Co do czepialstwa i wyszukiwania potknięć na siłę lub też malkontenctwa jak to ktoś zgrabnie określił, to jest różnica pomiędzy adidasami Gandalfa bądź tym nieszczęsnym mieczem, który nie świeci w obecności goblinów, a błędami w stylu "chrzanić prawa fizyki, zrzućmy na krasnoludy zmutowanego króla goblinów z wysokości 300 metrów i patrzmy jak rzucają głupie uwagi zamiast chować zmarłych kompanów". Ja rozumiem, że to gatunek fantasy, ale baśniowy charakter opowieści nie powinien być oddawany za pomocą tego typu zabiegów, bo łamanie praw fizyki nie jest metodą. Nawet w wykreowanych krainach utrzymywanych w klimatach fantasy istnieją pewne reguły których należy się trzymać, a to co zrobili twórcy filmu jest zwyczajnym przegięciem.

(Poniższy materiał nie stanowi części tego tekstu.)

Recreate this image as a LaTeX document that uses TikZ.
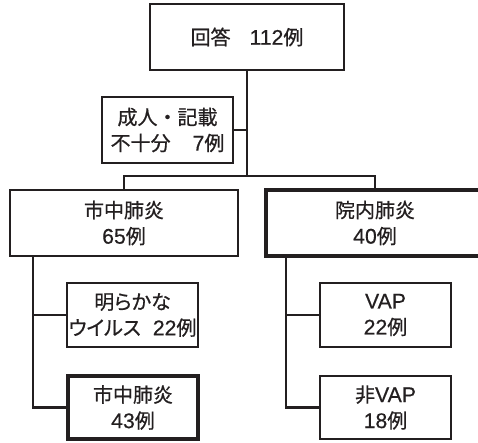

Co do muzyki, to poza jednym nowym utworem puszczanym przy każdej okazji (swoją drogą bardzo mi się podobał, ale ile można), praktycznie cała ścieżka dźwiękowa została żywcem ściągnięta z WP.
O poziomie humoru już się wypowiedziałem, więc nie widzę sensu żebym dalej cisnął po Radagaście.
Film miał też swoje plusy, w końcu mając taki budżet nie da się całkowicie schrzanić produkcji. Jackson jak zwykle zachwycił wszystkich krajobrazami, królestwem krasnoludów czy miastem goblinów. Niektóre (choć nieliczne) sceny są oddane z dość duża dokładnością, do wielu innych nie ma co się przyczepić, bo oczywistym jest, że nie da się idealnie odwzorować książki. Niestety liczne fragmenty filmu, które zostały już wymienione w tym temacie (a także kilka innych) skutecznie zniechęcają wymagającego widza do wystawienia pozytywnej oceny.